Этот невидимый разлом – когда главное или не осознается, или утаивается, или то и другое нераздельно слиты – проходит через все дискуссии 20-х годов о языке газеты и вообще о языке (как и вообще, добавим, через весь советский период жизни России). Потом они на время стихнут (как и все дискуссии, кроме тех, результат которых предрешен). Потом – с середины 50-х – возникнут вновь, и опять – мимо главного, никогда не высказываемого вслух. Умолчание, двусмысленность, ложь – это не пейоративные оценки, долженствующие запоздало заклеймить тоталитарную власть. Это определение принципа работы механизма.

III. Диагноз Селищева

Сами принципы систематизации материала у Селищева, начиная с несколько неожиданных своей почти вызывающей элементарностью рассуждений во «Введении» о «речевом процессе» («1. Процесс речи представляет следующие стороны. Во-первых, он является процессом артикуляционно-акустическим…», с. 5; выделено автором), играют для автора второстепенную, вспомогательную и в очень сильной степени – камуфлирующую роль. Селищев стал одним из первых гуманитариев вырабатывать некий шифр для трансляции своих соображений в подцензурной советской печати.

Практически уже не имея возможности охарактеризовать состояние русского литературного языка, предшествующего Октябрьскому перевороту (неписаные ограничения в описании именно 1900-1910-х годов уже были очень сильны), Селищев вдается в подробные рассуждения о французском языке ХVII-ХVIII веков, затем – об изменениях в эпоху французской революции, оттуда довольно плавно, микшированно переходит к аналогичным изменениям в эпоху русской революции. Но кончает первую главу все-таки опасным подчеркиванием различий: если в «изящно-изысканной речи аристократической эпохи» Франции сильно чувствовалось «ее несоответствие действительности революционного времени», то «русский литературный язык в течение ХIХ в. был приспособлен для передачи различных самых тонких и сложных социальных и индивидуальных явлений». И «те русские революционеры, которые не утратили чутья русского литературного языка, горячо восстают против неумелого пользования этим языком» (22).
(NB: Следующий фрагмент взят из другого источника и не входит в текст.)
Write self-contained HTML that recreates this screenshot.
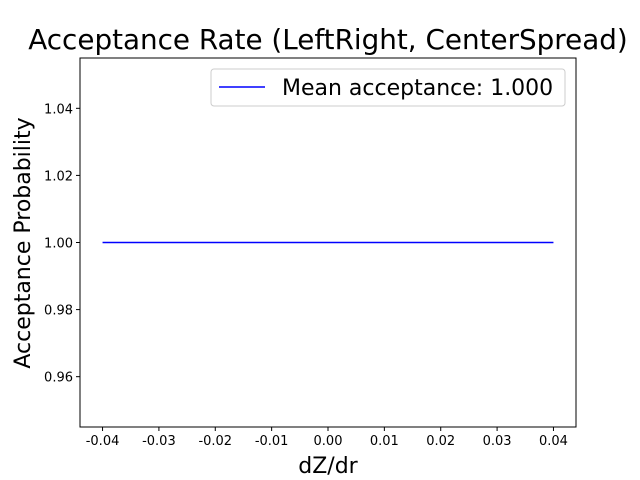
<!DOCTYPE html>
<html><head><meta charset="utf-8"><style>
body{margin:0;background:#fff;}
svg{display:block;font-family:"DejaVu Sans","Liberation Sans",sans-serif;}
</style></head><body>
<svg id="chart" width="640" height="480">
<rect width="640" height="480" fill="#fff"/>
<text x="328" y="49" font-size="27.8" text-anchor="middle">Acceptance Rate (LeftRight, CenterSpread)</text>
<g id="ticks"></g>
<polyline id="series" fill="none" stroke="#0000ff" stroke-width="1.5"/>
<rect x="80" y="58" width="496" height="369" fill="none" stroke="#000" stroke-width="1"/>
<text x="328" y="473" font-size="22" text-anchor="middle">dZ/dr</text>
<text transform="translate(30,243) rotate(-90)" font-size="22" text-anchor="middle">Acceptance Probability</text>
<g>
<rect x="211" y="69" width="354" height="37" rx="3" fill="#fff" stroke="#ccc"/>
<line x1="219" y1="87" x2="265" y2="87" stroke="#0000ff" stroke-width="1.5"/>
<text x="282" y="95" font-size="22">Mean acceptance: 1.000</text>
</g>
</svg>
<script>
const xValues=[-0.04,-0.02,0,0.02,0.04];
const yValues=[1.0,1.0,1.0,1.0,1.0];
const xTicks=[-0.04,-0.03,-0.02,-0.01,0.00,0.01,0.02,0.03,0.04];
const yTicks=[0.96,0.98,1.00,1.02,1.04];
const X0=80,X1=576,Y0=427,Y1=58,xMin=-0.044,xMax=0.044,yMin=0.945,yMax=1.055;
const sx=v=>X0+(v-xMin)/(xMax-xMin)*(X1-X0);
const sy=v=>Y0-(v-yMin)/(yMax-yMin)*(Y0-Y1);
const NS="http://www.w3.org/2000/svg";
const g=document.getElementById('ticks');
xTicks.forEach(t=>{
 const l=document.createElementNS(NS,'line');
 l.setAttribute('x1',sx(t));l.setAttribute('x2',sx(t));l.setAttribute('y1',Y0);l.setAttribute('y2',Y0+4);l.setAttribute('stroke','#000');
 
 
 g.appendChild(l);
 const tx=document.createElementNS(NS,'text');
 tx.setAttribute('x',sx(t));tx.setAttribute('y',Y0+18);tx.setAttribute('font-size','13');tx.setAttribute('text-anchor','middle');
 tx.textContent=t.toFixed(2);
 
 
 g.appendChild(tx);
});
yTicks.forEach(t=>{
 const l=document.createElementNS(NS,'line');
 l.setAttribute('x1',X0-4);l.setAttribute('x2',X0);l.setAttribute('y1',sy(t));l.setAttribute('y2',sy(t));l.setAttribute('stroke','#000');
 
 
 g.appendChild(l);
 const tx=document.createElementNS(NS,'text');
 tx.setAttribute('x',X0-7);tx.setAttribute('y',sy(t)+5);tx.setAttribute('font-size','13');tx.setAttribute('text-anchor','end');
 tx.textContent=t.toFixed(2);
 
 
 g.appendChild(tx);
});
document.getElementById('series').setAttribute('points',xValues.map((x,i)=>sx(x)+','+sy(yValues[i])).join(' '));
</script>
</body></html>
В 1928 году выразиться яснее относительно того, что для разрушения гибкой и разработанной русской литературной речи объективных оснований не существовало, было невозможно.

Обозначив таким образом свою фундаментальную позицию, Селищев и приступает к анализу новшеств и их удельного веса в современном языке.
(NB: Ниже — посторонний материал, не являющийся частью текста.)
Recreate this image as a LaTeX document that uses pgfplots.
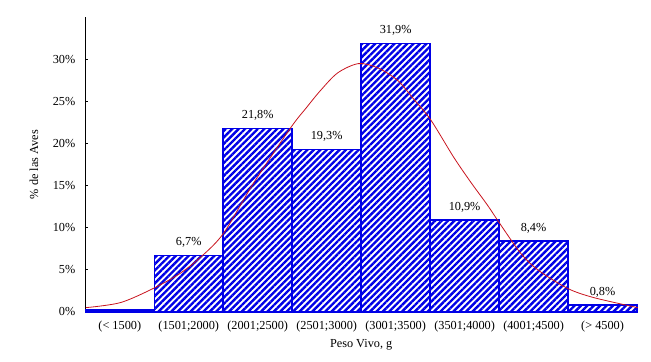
\documentclass[border=0pt]{standalone}
\usepackage{pgfplots}
\pgfplotsset{compat=1.18}
\usepackage{fontspec}
\setmainfont{Liberation Serif}
\usetikzlibrary{patterns.meta}
\definecolor{barblue}{RGB}{0,0,230}
\definecolor{curvered}{RGB}{200,20,30}
\begin{document}
\begin{tikzpicture}
\begin{axis}[
  scale only axis,
  width=414pt, height=221pt,
  xmin=-0.5, xmax=7.5,
  ymin=0, ymax=35,
  axis x line*=bottom, axis y line*=left,
  axis line style={black, line width=0.8pt},
  xtick={0,1,2,3,4,5,6,7},
  xticklabels={(< 1500),(1501;2000),(2001;2500),(2501;3000),(3001;3500),(3501;4000),(4001;4500),(> 4500)},
  x tick style={draw=none},
  ytick={0,5,10,15,20,25,30},
  yticklabel={\pgfmathprintnumber{\tick}\%},
  y tick style={black, line width=0.6pt},
  major tick length=2pt,
  tick align=inside,
  /pgf/number format/assume math mode=true,
  ticklabel style={font=\fontsize{9.2}{11}\selectfont},
  yticklabel style={xshift=-4pt},
  xticklabel style={yshift=-3pt},
  xlabel={Peso Vivo, g},
  ylabel={\% de las Aves},
  label style={font=\fontsize{9.2}{11}\selectfont},
  xlabel style={yshift=1pt},
  ylabel style={yshift=4pt},
  clip=false,
]
\addplot[ybar, bar width=1, draw=barblue, line width=1.1pt,
  pattern={Lines[angle=45,distance=3.4pt,line width=1.8pt]}, pattern color=barblue,
  nodes near coords style={font=\fontsize{9.2}{11}\selectfont, black, yshift=2pt},
  visualization depends on={y \as \yv},
  nodes near coords={\ifdim\yv pt<0.5pt\else\pgfmathprintnumber[fixed,fixed zerofill,precision=1,use comma]{\pgfplotspointmeta}\%\fi},
] coordinates {
(0,0.2) (1,6.7) (2,21.8) (3,19.3) (4,31.9) (5,10.9) (6,8.4) (7,0.8)
};
\addplot[curvered, line width=0.6pt, smooth, tension=0.5] coordinates {
(-0.49,0.5) (0.01,1.1) (0.49,2.8) (0.88,4.6) (1.20,6.7) (1.51,9.4)
(1.94,15.3) (2.48,21.9) (2.70,24.2) (2.91,26.3) (3.16,28.4) (3.46,29.5)
(3.74,29.0) (4.03,27.5) (4.26,25.3) (4.51,22.8) (4.84,18.4) (5.09,15.4)
(5.33,12.7) (5.51,10.5) (5.81,7.0) (6.06,5.0) (6.49,2.8) (6.87,1.7) (7.51,0.5)
};
\end{axis}
\path (current axis.south west) ++(-64pt,-37pt);
\path (current axis.north east) ++(10.5pt,13pt);
\end{tikzpicture}
\end{document}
Для нас несомненна уверенность автора в том, что язык власти бесповоротно затопил публичное речевое пространство. Он ищет средства для передачи читателю оснований этой своей уверенности.[447] И его книга по своему строению – решительное преобладание потока примеров, нередко по весьма приблизительным основаниям сгруппированных, – изоморфна этому именно факту затопления. Здесь, если угодно, ее эвристическая сила, а не слабость, которую наивно ищут сегодня в работе выдающегося лингвиста. Селищев явно понял, что сами эти примеры, представленные в изобилии, приобретут выразительную самооценку.
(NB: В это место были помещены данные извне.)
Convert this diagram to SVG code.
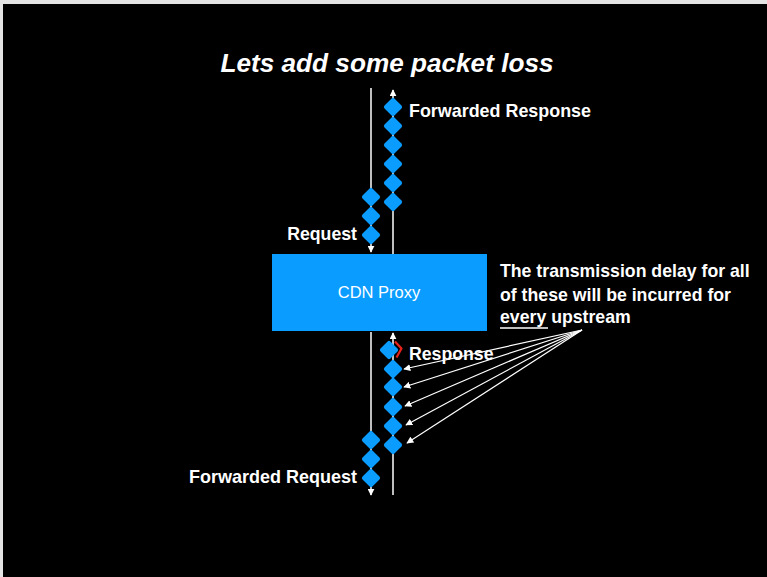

Той «веры в творческие силы советской эпохи»,[448] о которой говорил Поливанов в середине 30-х годов, за несколько лет до своей гибели, у Селищева явно не было – во всяком случае, он нигде ее не обнародовал.

Селищев постоянно держит дистанцию между собой и теми, кого называли «они»,[449] нередко – возможно, невольно – ее увеличивая: «Одним из видов экспрессивно-императивного воздействия речи являются лозунги. Они в изобилии раздаются в коммунистической и советской среде» (122; курсив автора). Та же дистанцированность[450] от вышеупомянутой «среды» – в описании засилья превосходной степени. Педалирование автором своего нейтрального тона достигает того, что описание начинает говорить против описываемого (что, несомненно, и раздражало иначе настроенного Винокура):

«Представление величия задач революции, трудностей в осуществлении их, угроз и наступлений противника – все это отражается в частом употреблении форм превосходной степени, а также эпитетов и сочетаний для величественности, колоссальности. С течением времени эти формы, эпитеты и сочетания утрачивают до некоторой степени свое эмоциональное значение и являются обычной принадлежностью речи революционного человека» (127; курсив наш).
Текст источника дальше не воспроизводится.